This work addresses the fundamental problem of whether linear-subsequent parallel Kac random walks can instantiate adaptively secure pseudorandom unitary (PRU) families supporting inverse queries. Leveraging a novel path-recording technique and quantum-safe reduction, we provide the first rigorous proof that this construction achieves both adaptive security and strong security against inverse queries—thereby affirming the MPSY24 conjecture. To our knowledge, this is the first PRU construction simultaneously satisfying adaptive security and robustness under inverse queries, overcoming longstanding limitations in modeling unitary inversion within prior PRU designs. Compared to existing approaches, our construction features greater structural simplicity and enhanced practical realizability. It thus provides a new cryptographic primitive for post-quantum protocols relying on secure unitary operators.

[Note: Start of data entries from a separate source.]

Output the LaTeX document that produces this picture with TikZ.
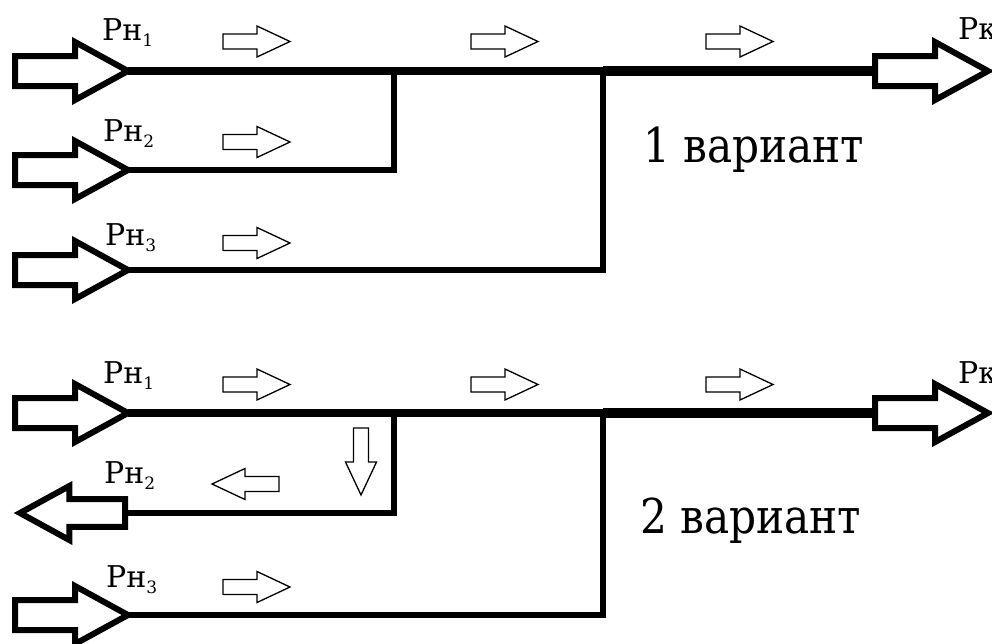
\documentclass[tikz,border=0pt]{standalone}
\usepackage{fontspec}
\newfontfamily\tmsfont{DejaVu Serif}
\begin{document}
\begin{tikzpicture}[x=1pt,y=-1pt,
  trunk/.style={line width=7.5pt},
  heavy/.style={line width=10pt},
  branch/.style={line width=6pt},
  plabel/.style={anchor=base west,inner sep=0pt,font=\tmsfont\fontsize{30}{36}\selectfont},
  vlabel/.style={anchor=base west,inner sep=0pt,font=\tmsfont\fontsize{48}{54}\selectfont},
  bigarrow/.pic={\draw[line width=6pt,miter limit=10,fill=white]
      (0,0) -- (-53,29) -- (-53,15) -- (-113,15) -- (-113,-15) -- (-53,-15) -- (-53,-29) -- cycle;},
  flowarrow/.pic={\draw[line width=1.3pt,fill=white]
      (0,0) -- (-33,15.5) -- (-33,7.5) -- (-67,7.5) -- (-67,-7.5) -- (-33,-7.5) -- (-33,-15.5) -- cycle;}
]
\useasboundingbox (0,0) rectangle (992,643);
\clip (0,0) rectangle (992,643);
\newcommand{\sbs}[1]{\raisebox{-6pt}{\fontsize{17}{17}\selectfont #1}}
\newcommand{\narrow}[1]{\scalebox{0.88}[1]{#1}}

% ---------- variant 1 ----------
\coordinate (a1) at (128,71);
\coordinate (a2) at (128,170);
\coordinate (a3) at (128,270);
\coordinate (j1) at (394,71);
\coordinate (j2) at (603,71);
\coordinate (k1) at (394,170);
\coordinate (k2) at (603,270);
\coordinate (o1) at (875,71);

\draw[heavy] (j2) -- (o1);
\draw[trunk] (a1) -- (j2);
\draw[branch,line join=miter] (a2) -- (k1) -- ([yshift=-3pt]j1);
\draw[branch,line join=miter] (a3) -- (k2) -- ([yshift=-3pt]j2);

\pic at (a1) {bigarrow};
\pic at (a2) {bigarrow};
\pic at (a3) {bigarrow};
\pic at (988,71) {bigarrow};

\pic at (290,41.5) {flowarrow};
\pic at (538,41.5) {flowarrow};
\pic at (773,41.5) {flowarrow};
\pic at (290,142) {flowarrow};
\pic at (290,243) {flowarrow};

\node[plabel] (p11) at (102,40) {Рн\sbs{1}};
\node[plabel] (p12) at (103,141) {Рн\sbs{2}};
\node[plabel] (p13) at (105,245) {Рн\sbs{3}};
\node[plabel] (pk1) at (958,39) {Рк};
\node[vlabel] (v1) at (643,162) {\narrow{1 вариант}};

% ---------- variant 2 ----------
\coordinate (b1) at (128,413);
\coordinate (b2) at (125,513);
\coordinate (b3) at (128,615);
\coordinate (m1) at (394,413);
\coordinate (m2) at (603,413);
\coordinate (n1) at (394,513);
\coordinate (n2) at (603,615);
\coordinate (o2) at (875,413);

\draw[heavy] (m2) -- (o2);
\draw[trunk] (b1) -- (m2);
\draw[branch,line join=miter] (b2) -- (n1) -- ([yshift=-3pt]m1);
\draw[branch,line join=miter] (b3) -- (n2) -- ([yshift=-3pt]m2);

\pic at (b1) {bigarrow};
\pic[rotate=180,scale=0.93] at (20,513) {bigarrow};
\pic at (b3) {bigarrow};
\pic at (988,413) {bigarrow};

\pic at (290,384.5) {flowarrow};
\pic at (538,384.5) {flowarrow};
\pic at (773,384.5) {flowarrow};
\pic[rotate=180] at (212,484) {flowarrow};
\pic[rotate=-90] at (361,495) {flowarrow};
\pic at (290,587) {flowarrow};

\node[plabel] (p21) at (103,383) {Рн\sbs{1}};
\node[plabel] (p22) at (104,483) {Рн\sbs{2}};
\node[plabel] (p23) at (106,587) {Рн\sbs{3}};
\node[plabel] (pk2) at (958,383) {Рк};
\node[vlabel] (v2) at (640,533) {\narrow{2 вариант}};
\end{tikzpicture}
\end{document}
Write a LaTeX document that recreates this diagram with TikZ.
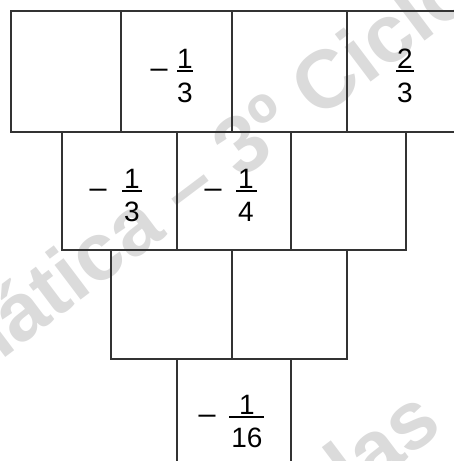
\documentclass[tikz,border=0pt]{standalone}
\usepackage{fontspec}
\setmainfont{Liberation Sans}
\usepackage{graphicx}
\begin{document}
\begin{tikzpicture}[x=1pt,y=1pt,
  cellbox/.style={draw=black!80, line width=1.3pt, rectangle, inner sep=0pt, outer sep=0pt, anchor=south west},
  num/.style={font=\fontsize{28}{28}\selectfont, inner sep=0pt, anchor=base},
  fbar/.style={draw=black, line width=1.4pt},
  wm/.style={text=black!14, font=\bfseries\fontsize{82}{82}\selectfont, inner sep=0pt, rotate=37}]
\useasboundingbox (0,0) rectangle (454,461);
\begin{scope}
\clip (0,0) rectangle (454,461);
% watermark
\node[wm, anchor=base] (wm1) at (145,209) {Matemática – 3º Ciclo};
\node[wm, anchor=base east] (wm2) at (445,31) {Aulas};
% row 1
\node[cellbox, minimum width=110, minimum height=121] (a1) at (11,329) {};
\node[cellbox, minimum width=111, minimum height=121] (a2) at (121,329) {};
\node[cellbox, minimum width=115, minimum height=121] (a3) at (232,329) {};
\node[cellbox, minimum width=115, minimum height=121] (a4) at (347,329) {};
% row 2
\node[cellbox, minimum width=115, minimum height=118] (b1) at (62,211) {};
\node[cellbox, minimum width=114, minimum height=118] (b2) at (177,211) {};
\node[cellbox, minimum width=115, minimum height=118] (b3) at (291,211) {};
% row 3
\node[cellbox, minimum width=121, minimum height=109] (c1) at (111,102) {};
\node[cellbox, minimum width=115, minimum height=109] (c2) at (232,102) {};
% row 4
\node[cellbox, minimum width=114, minimum height=130] (d1) at (177,-28) {};
\end{scope}
% fractions
% a2: -1/3
\node[num] (a2m) at (159,381) {\scalebox{1.25}[1]{−}};
\node[num] (a2n) at (185,392) {1};
\coordinate (a2l) at (177,390); \coordinate (a2r) at (193,390);
\draw[fbar] (a2l) -- (a2r);
\node[num] (a2d) at (185,358) {3};
% a4: 2/3
\node[num] (a4n) at (405,392) {2};
\coordinate (a4l) at (396,390); \coordinate (a4r) at (414,390);
\draw[fbar] (a4l) -- (a4r);
\node[num] (a4d) at (405,358) {3};
% b1: - 1/3
\node[num] (b1m) at (98,261) {\scalebox{1.25}[1]{−}};
\node[num] (b1n) at (132,272) {1};
\coordinate (b1l) at (122,270); \coordinate (b1r) at (142,270);
\draw[fbar] (b1l) -- (b1r);
\node[num] (b1d) at (132,239) {3};
% b2: - 1/4
\node[num] (b2m) at (213,261) {\scalebox{1.25}[1]{−}};
\node[num] (b2n) at (246,272) {1};
\coordinate (b2l) at (236,270); \coordinate (b2r) at (257,270);
\draw[fbar] (b2l) -- (b2r);
\node[num] (b2d) at (246,239) {4};
% d1: - 1/16
\node[num] (d1m) at (207,35) {\scalebox{1.25}[1]{−}};
\node[num] (d1n) at (247,46) {1};
\coordinate (d1l) at (229,44); \coordinate (d1r) at (264,44);
\draw[fbar] (d1l) -- (d1r);
\node[num] (d1d) at (247,13) {16};
\end{tikzpicture}
\end{document}
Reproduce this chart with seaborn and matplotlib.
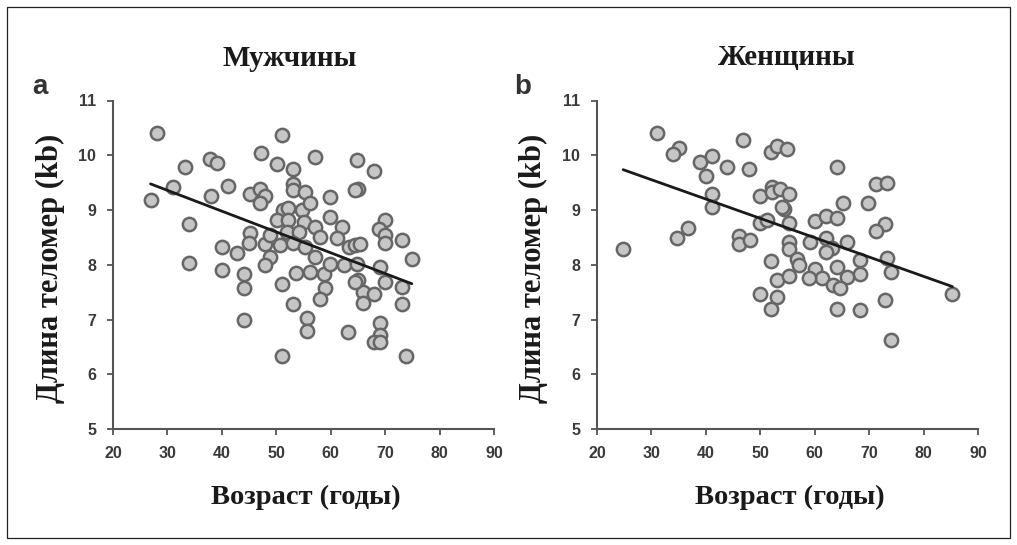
import numpy as np
import pandas as pd
import matplotlib
matplotlib.use("Agg")
import matplotlib.pyplot as plt
import seaborn as sns
from matplotlib.patches import Rectangle

# ---- data: age (years) and telomere length (kb) ----
men_age = [26.9, 28.1, 31.0, 33.2, 34.0, 34.0, 37.8, 39.1, 38.0, 41.1,
           40.0, 40.0, 42.8, 44.0, 44.0, 44.0, 45.2, 47.0, 48.0, 47.0,
           47.1, 45.2, 45.0, 47.9, 48.9, 47.9, 51.0, 50.1, 53.1, 53.1,
           53.1, 55.3, 51.3, 52.2, 54.7, 56.2, 50.1, 52.2, 55.0, 57.1,
           51.9, 54.1, 48.9, 50.7, 53.1, 55.3, 58.1, 51.0, 53.0, 51.0,
           55.6, 55.6, 53.7, 56.2, 58.7, 57.1, 59.9, 59.9, 62.0, 61.1,
           63.3, 64.5, 59.9, 62.5, 64.8, 57.1, 64.8, 68.0, 65.1, 64.5,
           70.0, 68.9, 70.0, 70.0, 73.1, 74.9, 69.1, 70.0, 73.1, 65.1,
           66.0, 67.9, 66.0, 59.0, 58.1, 73.1, 63.1, 69.0, 69.0, 67.9,
           69.0, 73.8, 64.5, 65.4]
men_tl = [9.19, 10.40, 9.42, 9.78, 8.75, 8.04, 9.94, 9.86, 9.25, 9.44,
          8.33, 7.91, 8.22, 7.84, 7.58, 6.99, 9.30, 9.38, 9.25, 9.12,
          10.04, 8.58, 8.40, 8.38, 8.14, 8.00, 10.37, 9.84, 9.75, 9.48,
          9.37, 9.33, 9.00, 9.04, 9.00, 9.12, 8.82, 8.82, 8.78, 8.69,
          8.60, 8.60, 8.54, 8.36, 8.39, 8.33, 8.51, 7.64, 7.28, 6.33,
          7.02, 6.79, 7.85, 7.87, 7.84, 8.14, 9.24, 8.88, 8.69, 8.48,
          8.33, 8.36, 8.02, 8.00, 8.02, 9.97, 9.92, 9.72, 9.38, 9.36,
          8.82, 8.65, 8.54, 8.39, 8.46, 8.10, 7.96, 7.69, 7.60, 7.72,
          7.50, 7.47, 7.30, 7.58, 7.37, 7.28, 6.77, 6.94, 6.71, 6.59,
          6.59, 6.33, 7.69, 8.38]

women_age = [24.8, 31.0, 35.0, 33.9, 39.0, 41.1, 40.1, 43.9, 48.0, 46.9,
             51.9, 53.1, 54.9, 41.1, 41.1, 50.0, 52.2, 52.2, 53.7, 55.2,
             54.3, 53.9, 50.0, 51.2, 55.2, 34.7, 36.8, 46.0, 46.0, 48.2,
             51.9, 55.2, 55.2, 60.1, 62.1, 64.1, 65.2, 69.7, 64.1, 71.2,
             73.2, 73.0, 71.2, 59.2, 62.1, 63.2, 62.0, 66.0, 68.4, 68.4,
             56.8, 57.1, 60.1, 61.3, 59.0, 64.1, 66.0, 63.4, 64.6, 53.1,
             55.2, 50.0, 53.1, 52.0, 64.1, 68.3, 73.2, 74.0, 85.3, 73.0,
             74.0]
women_tl = [8.28, 10.40, 10.14, 10.02, 9.88, 9.99, 9.63, 9.78, 9.74, 10.27,
            10.06, 10.16, 10.11, 9.29, 9.05, 9.25, 9.42, 9.33, 9.39, 9.29,
            9.01, 9.05, 8.76, 8.82, 8.76, 8.48, 8.68, 8.52, 8.38, 8.46,
            8.07, 8.41, 8.29, 8.80, 8.89, 8.86, 9.12, 9.12, 9.78, 9.47,
            9.49, 8.74, 8.62, 8.42, 8.48, 8.30, 8.24, 8.42, 8.08, 7.84,
            8.11, 7.99, 7.93, 7.75, 7.75, 7.96, 7.78, 7.63, 7.57, 7.72,
            7.79, 7.47, 7.41, 7.20, 7.20, 7.18, 8.13, 7.87, 7.46, 7.35,
            6.62]

# linear fits (intercept, slope) of telomere length on age
men_fit = (10.499, -0.0380)
women_fit = (10.612, -0.0353)

x_ticks = [20, 30, 40, 50, 60, 70, 80, 90]
y_ticks = [5, 6, 7, 8, 9, 10, 11]
panel_titles = ["Мужчины", "Женщины"]
panel_letters = ["a", "b"]
x_label = "Возраст (годы)"
y_label = "Длина теломер (kb)"

sns.set_theme(style="ticks")
plt.rcParams["font.family"] = ["Liberation Sans", "DejaVu Sans"]

W, H = 1017, 545
fig = plt.figure(figsize=(W / 100, H / 100), dpi=100)
fig.patch.set_facecolor("white")


def fx(px):
    return px / W


def fy(py):
    return 1 - py / H


panels = [
    dict(age=men_age, tl=men_tl, fit=men_fit, box=(113, 100.5, 494, 429),
         title_x=290, letter_x=40, ylab_x=50, xlab_x=306),
    dict(age=women_age, tl=women_tl, fit=women_fit, box=(597, 100.5, 978, 429),
         title_x=787, letter_x=523, ylab_x=533, xlab_x=790),
]

serif = ["Liberation Serif", "DejaVu Serif"]
axis_grey = "#555555"

for i, p in enumerate(panels):
    l, t, r, b = p["box"]
    ax = fig.add_axes([fx(l), fy(b), fx(r) - fx(l), fy(t) - fy(b)])
    df = pd.DataFrame({"age": p["age"], "tl": p["tl"]})
    sns.scatterplot(data=df, x="age", y="tl", ax=ax, s=92,
                    color="#c6c6c6", edgecolor="#666666", linewidth=1.8,
                    zorder=3, legend=False)
    a0, a1 = df["age"].min(), df["age"].max()
    line_x = np.array([a0, a1])
    line_y = p["fit"][0] + p["fit"][1] * line_x
    sns.lineplot(x=line_x, y=line_y, ax=ax, color="#1a1a1a", linewidth=2.0,
                 zorder=4)

    ax.set_xlim(20, 90)
    ax.set_ylim(5, 11)
    ax.set_xticks(x_ticks)
    ax.set_yticks(y_ticks)
    ax.set_xlabel("")
    ax.set_ylabel("")
    sns.despine(ax=ax)
    for side in ("left", "bottom"):
        ax.spines[side].set_color(axis_grey)
        ax.spines[side].set_linewidth(1.5)
    ax.tick_params(axis="both", direction="out", length=4, width=1.3,
                   color=axis_grey, labelsize=11.5, labelcolor="#3a3a3a", pad=8)
    for lab in ax.get_xticklabels() + ax.get_yticklabels():
        lab.set_fontweight("bold")

    fig.text(fx(p["title_x"]), fy(58), panel_titles[i], family=serif,
             weight="bold", size=21, color="#1a1a1a", ha="center", va="center")
    fig.text(fx(p["letter_x"]), fy(87), panel_letters[i], weight="bold",
             size=20, color="#333333", ha="center", va="center")
    fig.text(fx(p["xlab_x"]), fy(497), x_label, family=serif, weight="bold",
             size=20.5, color="#1a1a1a", ha="center", va="center")
    fig.text(fx(p["ylab_x"]), fy(268), y_label, family=serif, weight="bold",
             size=22, color="#1a1a1a", ha="center", va="center", rotation=90)

# outer frame around the figure
fig.add_artist(Rectangle((fx(7), fy(538)), fx(1010) - fx(7), fy(7) - fy(538),
                         transform=fig.transFigure, fill=False,
                         edgecolor="#222222", linewidth=0.9))

fig.savefig("out.png", dpi=100, facecolor="white")
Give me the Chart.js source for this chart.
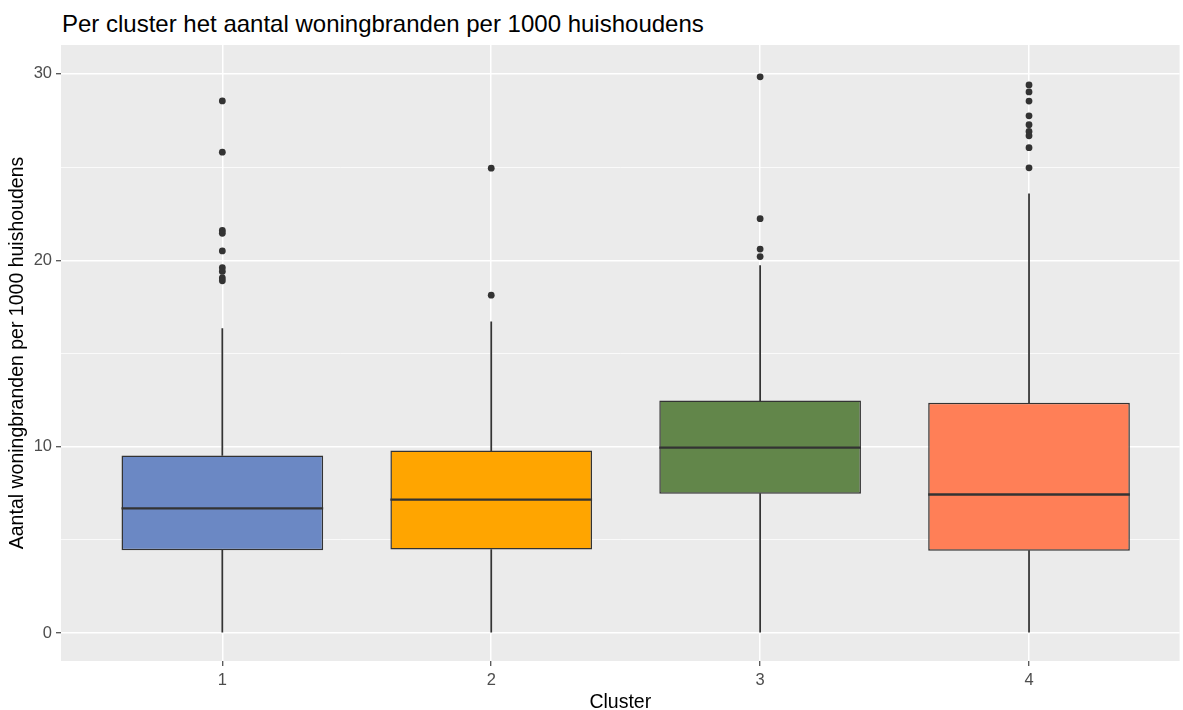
<!DOCTYPE html>
<html lang="nl">
<head>
  <meta charset="UTF-8" />
  <title>Woningbranden per cluster</title>
  <script src="https://cdn.jsdelivr.net/npm/chart.js"></script>
  <style>
    html, body { margin: 0; padding: 0; background: #fff; }
    .wrap { position: relative; width: 1183px; height: 710px; }
    h1 {
      position: absolute; left: 62px; top: 12px; margin: 0;
      font: 400 24px/1 "Liberation Sans", Arial, sans-serif;
      color: #000; white-space: nowrap;
    }
    canvas { position: absolute; left: 0; top: 0; }
  </style>
</head>
<body>
<div class="wrap">
  <h1>Per cluster het aantal woningbranden per 1000 huishoudens</h1>
  <canvas id="boxChart" width="1183" height="710"></canvas>
</div>

<script>
  // waarden
  const clusters = [1, 2, 3, 4];
  const q1 = [4.44, 4.48, 7.48, 4.42];
  const median = [6.69, 7.16, 9.95, 7.43];
  const q3 = [9.53, 9.79, 12.47, 12.36];
  const whiskerLow = [0, 0, 0, 0];
  const whiskerHigh = [16.33, 16.7, 19.72, 23.57];
  const outliers = [
    [28.55, 25.8, 21.6, 21.45, 20.5, 19.6, 19.4, 19.05, 18.9],
    [24.94, 18.13],
    [29.84, 22.23, 20.6, 20.2],
    [29.41, 29.03, 28.54, 27.75, 27.27, 26.91, 26.68, 26.04, 24.96]
  ];
  const yTicks = [0, 5, 10, 15, 20, 25, 30];
  const boxColors = ["#6B88C4", "#FFA500", "#62864A", "#FF7F57"];

  const FONT = '"Liberation Sans", Arial, sans-serif';
  Chart.defaults.font.family = FONT;

  // grijze achtergrond van het panel (ggplot-stijl)
  const panelBackground = {
    id: "panelBackground",
    beforeDraw(chart) {
      const { ctx, chartArea: a } = chart;
      ctx.save();
      ctx.fillStyle = "#EBEBEB";
      ctx.fillRect(a.left, a.top, a.right - a.left, a.bottom - a.top);
      ctx.restore();
    }
  };

  // mediaan als dikke lijn over de breedte van elke box
  const medianLines = {
    id: "medianLines",
    afterDatasetsDraw(chart) {
      const meta = chart.getDatasetMeta(0);
      const yScale = chart.scales.y;
      const ctx = chart.ctx;
      ctx.save();
      ctx.strokeStyle = "#333333";
      ctx.lineWidth = 2.4;
      meta.data.forEach((bar, i) => {
        const py = yScale.getPixelForValue(median[i]);
        ctx.beginPath();
        ctx.moveTo(bar.x - bar.width / 2, py);
        ctx.lineTo(bar.x + bar.width / 2, py);
        ctx.stroke();
      });
      ctx.restore();
    }
  };

  const outlierPoints = [];
  outliers.forEach((list, i) => list.forEach(v => outlierPoints.push({ x: clusters[i], y: v })));

  const ctx = document.getElementById("boxChart").getContext("2d");

  new Chart(ctx, {
    type: "bar",
    data: {
      datasets: [
        {
          label: "box",
          data: clusters.map((c, i) => ({ x: c, y: [q1[i], q3[i]] })),
          backgroundColor: boxColors,
          borderColor: "#333333",
          borderWidth: 1.5,
          borderSkipped: false,
          grouped: false,
          categoryPercentage: 1,
          barPercentage: 0.75
        },
        {
          label: "whisker boven",
          data: clusters.map((c, i) => ({ x: c, y: [q3[i], whiskerHigh[i]] })),
          backgroundColor: "#333333",
          borderWidth: 0,
          grouped: false,
          barThickness: 1.1
        },
        {
          label: "whisker onder",
          data: clusters.map((c, i) => ({ x: c, y: [whiskerLow[i], q1[i]] })),
          backgroundColor: "#333333",
          borderWidth: 0,
          grouped: false,
          barThickness: 1.1
        },
        {
          type: "scatter",
          label: "uitschieters",
          data: outlierPoints,
          backgroundColor: "#333333",
          borderWidth: 0,
          pointRadius: 3.4,
          pointHoverRadius: 3.4
        }
      ]
    },
    options: {
      responsive: false,
      animation: false,
      events: [],
      layout: { padding: { top: 45, right: 0, bottom: 0, left: 0 } },
      plugins: {
        legend: { display: false },
        tooltip: { enabled: false },
        title: { display: false }
      },
      scales: {
        x: {
          type: "linear",
          min: 0.4,
          max: 4.56,
          offset: false,
          afterBuildTicks: s => { s.ticks = clusters.map(v => ({ value: v })); },
          afterFit: s => { s.height = 49; },
          grid: {
            offset: false,
            color: "#FFFFFF",
            lineWidth: 1.5,
            drawTicks: true,
            tickLength: 5,
            tickColor: "#333333",
            tickWidth: 1.1
          },
          border: { display: false },
          ticks: {
            color: "#4D4D4D",
            font: { size: 16.5 },
            padding: 5,
            maxRotation: 0,
            autoSkip: false,
            callback: v => String(v)
          },
          title: {
            display: true,
            text: "Cluster",
            color: "#000000",
            font: { size: 19.5, lineHeight: 1 },
            padding: { top: 0, bottom: -2 }
          }
        },
        y: {
          min: -1.5,
          max: 31.55,
          afterBuildTicks: s => { s.ticks = yTicks.map(v => ({ value: v })); },
          afterFit: s => { s.width = 61; },
          grid: {
            color: "#FFFFFF",
            lineWidth: c => (c.tick && c.tick.value % 10 === 0 ? 1.5 : 0.75),
            drawTicks: true,
            tickLength: 5,
            tickColor: c => (c.tick && c.tick.value % 10 === 0 ? "#333333" : "rgba(0,0,0,0)"),
            tickWidth: 1.1
          },
          border: { display: false },
          ticks: {
            color: "#4D4D4D",
            font: { size: 16.5 },
            padding: 4,
            autoSkip: false,
            callback: v => (v % 10 === 0 ? String(v) : "")
          },
          title: {
            display: true,
            text: "Aantal woningbranden per 1000 huishoudens",
            color: "#000000",
            font: { size: 19.5, lineHeight: 1 },
            padding: { top: 8, bottom: 0 }
          }
        }
      }
    },
    plugins: [panelBackground, medianLines]
  });
</script>
</body>
</html>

Ma and Huang recently proved that the PFC construction, introduced by Metger, Poremba, Sinha and Yuen [MPSY24], gives an adaptive-secure pseudorandom unitary family PRU. Their proof developed a new path recording technique [MH24]. In this work, we show that a linear number of sequential repetitions of the parallel Kac's Walk, introduced by Lu, Qin, Song, Yao and Zhao [LQSY+24], also forms an adaptive-secure PRU, confirming a conjecture therein. Moreover, it additionally satisfies strong security against adversaries making inverse queries. This gives an alternative PRU construction, and provides another instance demonstrating the power of the path recording technique. We also discuss some further simplifications and implications.